The decision to search all trucks entering Zimbabwe in the last three months has netted the Zimbabwe Revenue Authority (zimra) an extra $19,6 million in customs fees and penalties from 1 256 trucks between June 1 and September 7, whose cargoes were not accurately described on their entry papers.
Almost all the offending trucks are operated by cross-border transporters commonly known as Omalayitsha.
These combine small cargoes into a single load, often the groceries and other goods being sent home to families by Zimbabweans working in South Africa.
As a result of the search policy over the last few days, trucks used by the Omalayitsha have been piling up at Beitbridge after zimra tightened screws further on smuggling.
The cross-border transporters were allowed to operate after zimra activated an imports relief facility to help Zimbabweans based in South Africa send goods home when lockdown rules in both countries halted the old practice of these goods being carried physically across the border as accompanied baggage.
zimras Head Corporate Communications, Mr Francis Chimanda said yesterday that the authority was concerned with the rampant increase in cases of under-declaration by those shipping goods under the consolidated cargo facility.
“It is correct that every consolidated truck (Omalayitsha) is searched because all their declarations are incorrect insofar as the quantities and values are concerned,” he said.
“The risk management system in use in Customs provides for customs intervention in shipments that provide the most risk. We have noted that almost all, if not all, shipments under this consolidated category have false declarations in terms of quantity and values.”

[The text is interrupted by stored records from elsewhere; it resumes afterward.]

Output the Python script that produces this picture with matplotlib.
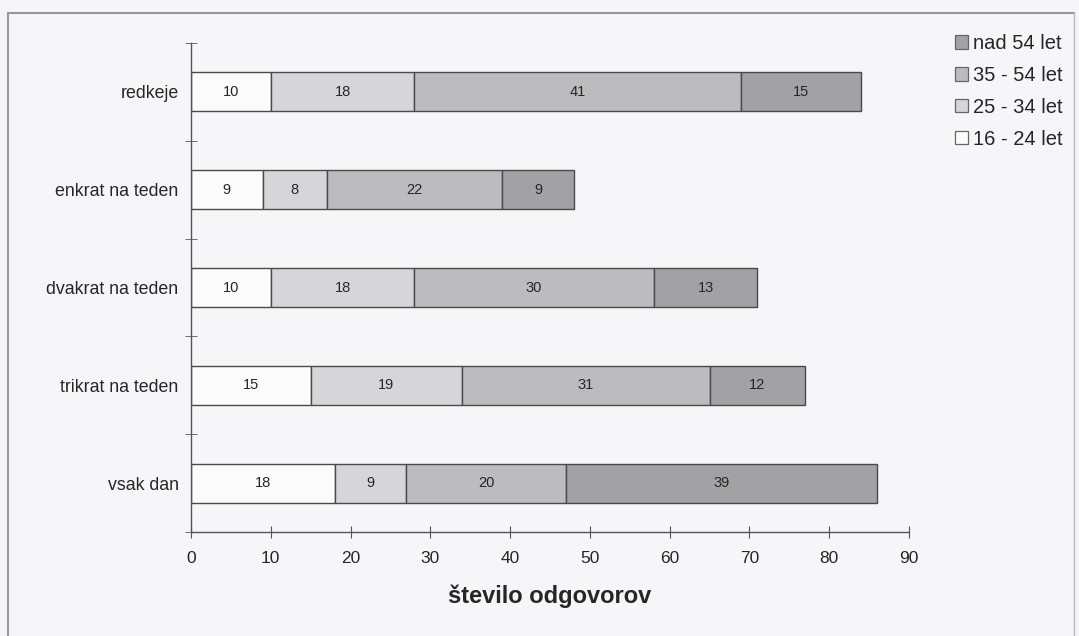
import matplotlib
matplotlib.use("Agg")
import matplotlib.pyplot as plt
from matplotlib.patches import Patch
import numpy as np

categories = ["redkeje", "enkrat na teden", "dvakrat na teden", "trikrat na teden", "vsak dan"]
series_names = ["16 - 24 let", "25 - 34 let", "35 - 54 let", "nad 54 let"]
v_16_24 = [10, 9, 10, 15, 18]
v_25_34 = [18, 8, 18, 19, 9]
v_35_54 = [41, 22, 30, 31, 20]
v_nad54 = [15, 9, 13, 12, 39]
colors = ["#fbfbfb", "#d6d6d8", "#bcbcbe", "#a2a2a4"]
x_ticks = [0, 10, 20, 30, 40, 50, 60, 70, 80, 90]

plt.rcParams['font.family'] = ['Liberation Sans', 'DejaVu Sans']
bg = "#f6f6f8"
txt = "#262626"
fig = plt.figure(figsize=(10.79, 6.36), dpi=100, facecolor=bg)
ax = fig.add_axes([191/1079, 104/636, 718/1079, 489/636])
ax.set_facecolor(bg)

# frame around figure
fig.add_artist(plt.Line2D([8/1079, 8/1079], [0, 1 - 13/636], transform=fig.transFigure, color="#999999", lw=1.5))
fig.add_artist(plt.Line2D([8/1079, 1074/1079], [1 - 13/636, 1 - 13/636], transform=fig.transFigure, color="#999999", lw=1.5))
fig.add_artist(plt.Line2D([1074/1079, 1074/1079], [0, 1 - 13/636], transform=fig.transFigure, color="#bbbbbb", lw=1.0))

series = [v_16_24, v_25_34, v_35_54, v_nad54]
ypos = np.arange(len(categories))
left = np.zeros(len(categories))
for vals, col, name in zip(series, colors, series_names):
    vals = np.array(vals, dtype=float)
    bars = ax.barh(ypos, vals, left=left, height=0.4, color=col, edgecolor="#4a4a4a", linewidth=1.0, label=name)
    for b, v, l in zip(bars, vals, left):
        ax.text(l + v / 2, b.get_y() + b.get_height() / 2, f"{int(v)}", ha="center", va="center", fontsize=10.5, color=txt)
    left += vals

ax.set_xlim(0, 90)
ax.set_ylim(4.5, -0.5)
ax.set_xticks(x_ticks)
ax.set_xticklabels([str(t) for t in x_ticks], fontsize=12.5, color=txt)
ax.set_yticks(ypos)
ax.set_yticklabels(categories, fontsize=12.8, color=txt)
ax.set_yticks(np.arange(-0.5, 5.0, 1.0), minor=True)
ax.tick_params(axis="y", which="major", length=0, pad=9)
ax.tick_params(axis="y", which="minor", length=8, direction="inout", color="#555555")
ax.tick_params(axis="x", which="major", length=8, direction="inout", color="#555555", pad=10)
for s in ["top", "right"]:
    ax.spines[s].set_visible(False)
for s in ["left", "bottom"]:
    ax.spines[s].set_color("#555555")
    ax.spines[s].set_linewidth(1.0)
ax.set_xlabel("število odgovorov", fontsize=17, fontweight="bold", color=txt, labelpad=13)

handles = [Patch(facecolor=c, edgecolor="#666666", linewidth=0.9) for c in colors]
leg = fig.legend(handles[::-1], series_names[::-1], loc="upper left", bbox_to_anchor=(947/1079, 1 - 26/636),
                 frameon=False, fontsize=14.5, handlelength=0.65, handleheight=0.65, handletextpad=0.25,
                 labelspacing=0.64, borderaxespad=0)
for t in leg.get_texts():
    t.set_color(txt)

fig.savefig("out.png", dpi=100, facecolor=bg)
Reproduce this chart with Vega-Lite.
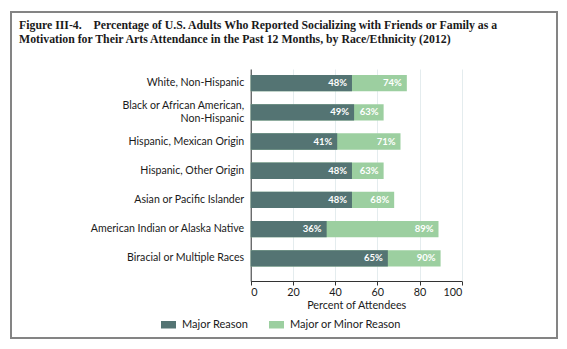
{
  "$schema": "https://vega.github.io/schema/vega-lite/v6.json",
  "width": 546,
  "height": 326,
  "padding": {"left": 11, "top": 12, "right": 10, "bottom": 11},
  "autosize": {"type": "none"},
  "background": "white",
  "config": {
    "view": {"stroke": "#848484", "strokeWidth": 2},
    "font": "Lato"
  },
  "title": {
    "text": ["Figure III-4.\u00a0\u00a0\u00a0\u00a0Percentage of U.S. Adults Who Reported Socializing with Friends or Family as a", "Motivation for Their Arts Attendance in the Past 12 Months, by Race/Ethnicity (2012)"],
    "anchor": "start",
    "frame": "group",
    "offset": -34,
    "dx": 8,
    "font": "Liberation Serif",
    "fontSize": 11.8,
    "fontWeight": "bold",
    "color": "#1a1a1a",
    "lineHeight": 14.5
  },
  "data": {
    "values": [
      {"group": "White, Non-Hispanic", "reason": "Major or Minor Reason", "value": 74},
      {"group": "White, Non-Hispanic", "reason": "Major Reason", "value": 48},
      {"group": "Black or African American, Non-Hispanic", "reason": "Major or Minor Reason", "value": 63},
      {"group": "Black or African American, Non-Hispanic", "reason": "Major Reason", "value": 49},
      {"group": "Hispanic, Mexican Origin", "reason": "Major or Minor Reason", "value": 71},
      {"group": "Hispanic, Mexican Origin", "reason": "Major Reason", "value": 41},
      {"group": "Hispanic, Other Origin", "reason": "Major or Minor Reason", "value": 63},
      {"group": "Hispanic, Other Origin", "reason": "Major Reason", "value": 48},
      {"group": "Asian or Pacific Islander", "reason": "Major or Minor Reason", "value": 68},
      {"group": "Asian or Pacific Islander", "reason": "Major Reason", "value": 48},
      {"group": "American Indian or Alaska Native", "reason": "Major or Minor Reason", "value": 89},
      {"group": "American Indian or Alaska Native", "reason": "Major Reason", "value": 36},
      {"group": "Biracial or Multiple Races", "reason": "Major or Minor Reason", "value": 90},
      {"group": "Biracial or Multiple Races", "reason": "Major Reason", "value": 65}
    ]
  },
  "transform": [{"calculate": "datum.value + '%'", "as": "label"}],
  "encoding": {
    "y": {
      "field": "group",
      "type": "nominal",
      "sort": null,
      "scale": {"range": [57, 269], "paddingInner": 0.44, "paddingOuter": 0.35, "align": 0.29},
      "axis": {
        "title": null,
        "offset": -239.7,
        "ticks": false,
        "domainColor": "#333333",
        "labelPadding": 7,
        "labelFont": "Lato",
        "labelFontSize": 10.6,
        "labelColor": "#1a1a1a",
        "labelLineHeight": 13.5,
        "labelOffset": {"condition": {"test": "datum.value == 'Black or African American, Non-Hispanic'", "value": -6.5}, "value": 0},
        "labelExpr": "datum.label == 'Black or African American, Non-Hispanic' ? ['Black or African American,', 'Non-Hispanic'] : datum.label"
      }
    },
    "x": {
      "field": "value",
      "type": "quantitative",
      "scale": {"domain": [0, 100], "range": [239.7, 450.7]},
      "axis": {
        "title": "Percent of Attendees",
        "offset": -57,
        "values": [0, 20, 40, 60, 80, 100],
        "grid": true,
        "gridColor": "#e4ecee",
        "domainColor": "#333333",
        "tickColor": "#333333",
        "tickSize": 4,
        "labelFont": "Lato",
        "labelFontSize": 10.8,
        "labelColor": "#1a1a1a",
        "labelPadding": 1,
        "titleFont": "Lato",
        "titleFontSize": 10.8,
        "titleFontWeight": "normal",
        "titleColor": "#1a1a1a",
        "titlePadding": 3
      }
    }
  },
  "layer": [
    {
      "transform": [{"filter": "datum.reason == 'Major or Minor Reason'"}],
      "mark": {"type": "bar"},
      "encoding": {
        "color": {
          "field": "reason",
          "type": "nominal",
          "scale": {"domain": ["Major Reason", "Major or Minor Reason"], "range": ["#547473", "#9ccfa0"]},
          "legend": {
            "title": null,
            "orient": "none",
            "direction": "horizontal",
            "legendX": 150,
            "legendY": 305,
            "symbolType": "M-1,-0.5H1V0.5H-1Z",
            "symbolSize": 225,
            "symbolStrokeWidth": 0,
            "labelFont": "Lato",
            "labelFontSize": 11,
            "labelColor": "#1a1a1a",
            "labelOffset": 6,
            "columnPadding": 20
          }
        }
      }
    },
    {
      "transform": [{"filter": "datum.reason == 'Major Reason'"}],
      "mark": {"type": "bar"},
      "encoding": {
        "color": {"field": "reason", "type": "nominal"}
      }
    },
    {
      "mark": {"type": "text", "align": "right", "baseline": "middle", "dx": -5, "fontSize": 9.5, "fontWeight": "bold", "font": "Lato", "color": "white"},
      "encoding": {"text": {"field": "label"}}
    }
  ]
}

Mr Chimanda said zimra were clearing an average of 16 rigid trucks carrying mostly groceries — cooking oil, bath soaps, washing powder and flour — and at times furniture, among other assorted goods daily. Although all cargoes are supposed to be cleared in advance with the new facility of pre-clearance and pre-payment, the Omalayitsha are not playing by the rules.
It only takes one of those filling a truck to cheat for the whole shipment to be incomplete.
Mr Chimanda said before the lockdown in March, Omalayitsha contributed very little to the fiscus since the small pick-ups and huge trailers commonly used to haul the goods made searches and duty payments difficult.
The use of the travellers rebate muddied waters and gave rebates on duty.
Under the new systems, it is easy to see what is supposed to be in the truck and a quick search finds out what is actually in the truck and as there are no people crossing the border, there are no travellers rebates, so calculations are simple.
“The current scenario makes it mandatory for every Omalayitsha to make a declaration and pay duty before they cross the border,” said Mr Chimanda. “There is no false claim to rebate as these goods are unaccompanied by their real owners.”
zimra had noted that most importers were making false declarations believing that because they would have paid a small amount of duty, they will not be subjected to further compliance checks.
The revenue authority had also discovered an increase in the number of commercial consignments which are disguised as consolidated private imports.
Such goods, said Mr Chimanda, required submission of a bill of entry and this then delayed finalisation of the processes.
“Most of those who used light vehicles for shipments used the false claim of travellers’ rebate using people in and around Beitbridge,” he said. “Presently, it is no longer possible since no private persons are crossing the border due to the lockdown regulations in both countries.”